Balboa Park is one of San Diego’s global calling cards, but it is also a regional park and the neighborhood park for Uptown, North Park, South Park, Hillcrest, Barrio Logan, Sherman Heights, Stockton, Grant Hill, University Heights, Golden Hill and downtown. In addition, the Park Boulevard academic corridor, beginning in the park, is one of the region’s largest educational clusters, with thousands of students coming into the area each day.
The plan for paid parking appears to have been based on only one question: How much revenue can it generate? And yet, that money will not represent any new dollars for park improvements.
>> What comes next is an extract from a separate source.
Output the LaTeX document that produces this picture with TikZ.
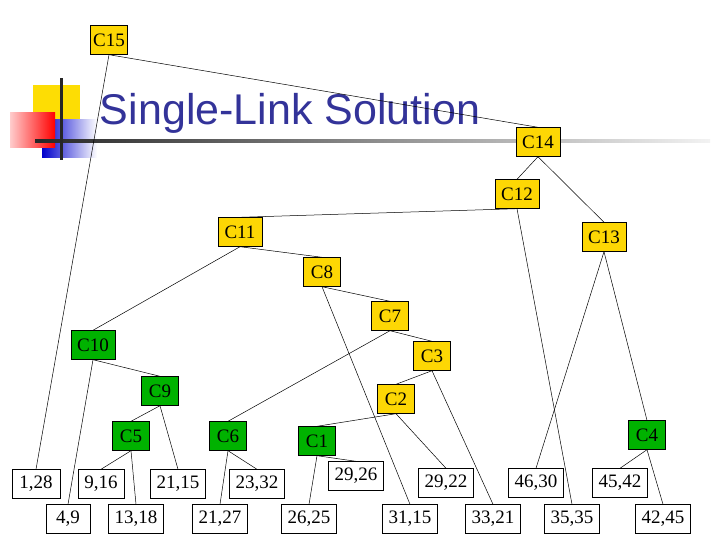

City officials’ expedited planning process did not allow for any consideration of what Balboa Park provides to the community.
Global placemaking guru Fred Kent and his team assessed Balboa Park in 2022 for the Social Life Project. “The depth of what Balboa Park offers to visitors is immense,” they wrote. “One gets a taste of so many cultures and forms of artistic expression, and gets the feeling of the enormous creativity coming from across the globe — far more than anyone would otherwise be able to experience in their lifetime”.
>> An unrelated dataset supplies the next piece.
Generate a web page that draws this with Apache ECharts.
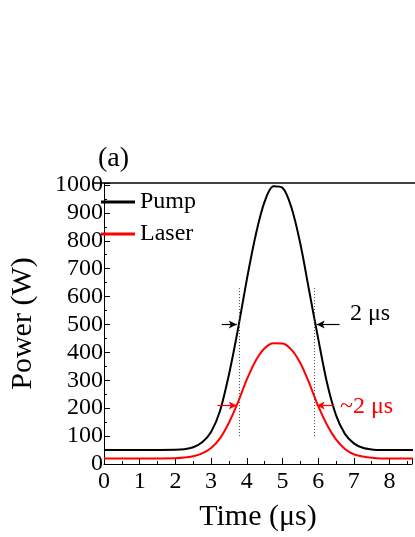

But the city did not weigh how paid parking plan impacts all of this in their planning process. Or, maybe we can say they simply ignored it. In either case, it was not a good move for building public trust.
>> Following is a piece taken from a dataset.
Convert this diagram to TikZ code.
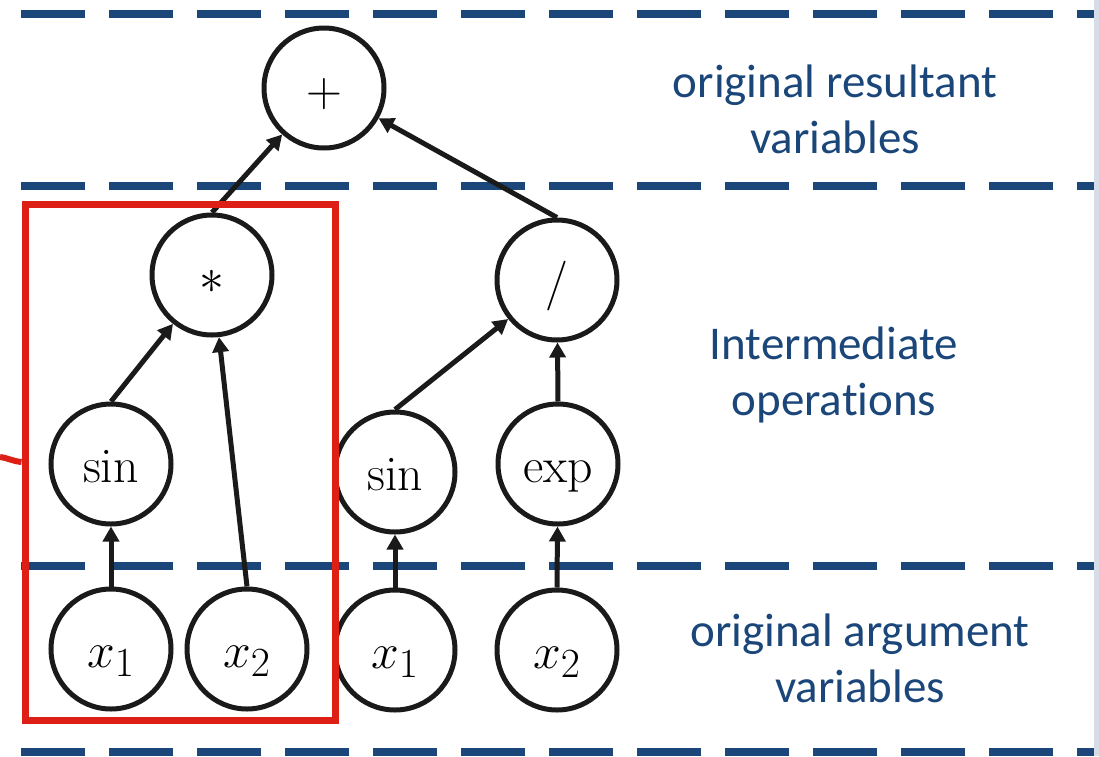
\documentclass[tikz,border=0pt]{standalone}
\usepackage{fontspec}
\newfontfamily\labelfont[Ligatures={NoCommon,NoContextual}]{Carlito}
\usetikzlibrary{arrows.meta, positioning, fit}
\definecolor{lineBlue}{HTML}{1B4679}
\definecolor{boxRed}{HTML}{DD1F16}
\definecolor{inkBlack}{HTML}{1A1A1A}
\definecolor{edgeGrey}{HTML}{D7DDE6}

\tikzset{
  opnode/.style={circle, draw=inkBlack, line width=2.5pt, fill=white,
    minimum size=60pt, inner sep=0pt, text height=20pt, text depth=2pt,
    font=\fontsize{24.88}{30}\selectfont},
  arr/.style={draw=inkBlack, line width=2.5pt, -{Triangle[length=7.5pt,width=8pt]}},
  levelline/.style={draw=lineBlue, line width=4pt, dash pattern=on 32pt off 12pt},
  levellabel/.style={font=\labelfont\fontsize{23.5}{28}\selectfont,
    text=lineBlue, align=center, anchor=base},
}

\begin{document}
\begin{tikzpicture}[x=0.5pt, y=-0.5pt]
  \useasboundingbox (0,0) rectangle (1099,756);
  % level separators
  \foreach \y in {14,186,566,752}
    \draw[levelline] (21,\y) -- (1094,\y);

  % expression tree
  \node[opnode] (plus) at (324,88) {$+$};
  \node[opnode] (mult) at (212,275) {$\ast$};
  \node[opnode] (divi) at (557,280) {/};
  \node[opnode] (sinA) at (111,464) {sin};
  \node[opnode] (sinB) at (395,472) {sin};
  \node[opnode] (expB) at (558,464) {exp};
  \node[opnode] (xa) at (111,649) {$x_1$};
  \node[opnode] (xb) at (247,649) {$x_2$};
  \node[opnode] (xc) at (395,650) {$x_1$};
  \node[opnode] (xd) at (557,650) {$x_2$};

  \draw[arr] (mult.north) -- (plus);
  \draw[arr] (divi.north) -- (plus);
  \draw[arr] (sinA.north) -- (mult);
  \draw[arr] (xb.north) -- (mult);
  \draw[arr] (sinB.north) -- (divi);
  \draw[arr] (expB.north) -- (divi);
  \draw[arr] (xa.north) -- (sinA);
  \draw[arr] (xc.north) -- (sinB);
  \draw[arr] (xd.north) -- (expB);

  % level names (base = last line)
  \node[levellabel] (resLabel) at (835,153) {original resultant\\variables};
  \node[levellabel] (midLabel) at (834,415) {Intermediate\\operations};
  \node[levellabel] (argLabel) at (860,702) {original argument\\variables};

  % highlighted subtree
  \node[draw=boxRed, line width=3.5pt, minimum width=155pt, minimum height=258pt,
        inner sep=0pt] (group) at (180,462) {};
  \coordinate (tail) at (0,457);
  \draw[boxRed, line width=3pt] (tail) to[out=-8, in=175] (group.west);

  \fill[edgeGrey] (1094,0) rectangle (1099,756);
\end{tikzpicture}
\end{document}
City officials should have conducted an analysis of the park’s benefits, and the impacts of paid parking, as part of planning their proposal. Moving forward, we need to gather data to make decisions on whether to modify the fees or to even continue charging at all. But numerical metrics alone rarely are useful in making decisions on well-being. As Albert Einstein reminds us, “not all things that can be counted count, and not all things that count can be counted”.
The analysis must go beyond the usual revenue and attendance generation from the institutions. It must engage park users and stakeholders in a dialog. And the dialog must be more than an online survey or a one-off workshop. True engagement is labor intensive, but is the only way to reach the best answer to the question. The evaluators should go to the park and observe and interview as part of the process. Parking revenues themselves should cover the cost of this analysis, and a trusted park leader like Forever Balboa Park should manage the process.
Alas, the parking plan for Balboa Park is really a short-term, desperate solution. What is needed is a big, audacious vision and plan for what our beloved Balboa Park can become in the 21st century.
Perhaps a private, citizen-led bond measure could pay to build that vision, or it could come from some other combination of public, community or philanthropic resources. This source could fund all the infrastructure-deficit improvements, ongoing maintenance, parking needs and maybe even a new, architecturally significant world class building or icon that represents the soul of San Diego.
Michael J. Stepner, FAIA, FAICP, is former City of San Diego Architect and Professor Emeritus of the New School of Architecture and Design. He is the recipient of the 2024 AIA San Diego Lifetime Achievement Award.
Mary Lydon, the principal of Lydon Associates, has held leadership roles within the Urban Land Institute, the Downtown San Diego Partnership, and Housing You Matters. She also served on the City of San Diego Planning Commission. She currently serves on the boards of the National Center for Creative Land Recycling, UCSD Housing Policy and Design Center and Humble Design San Diego.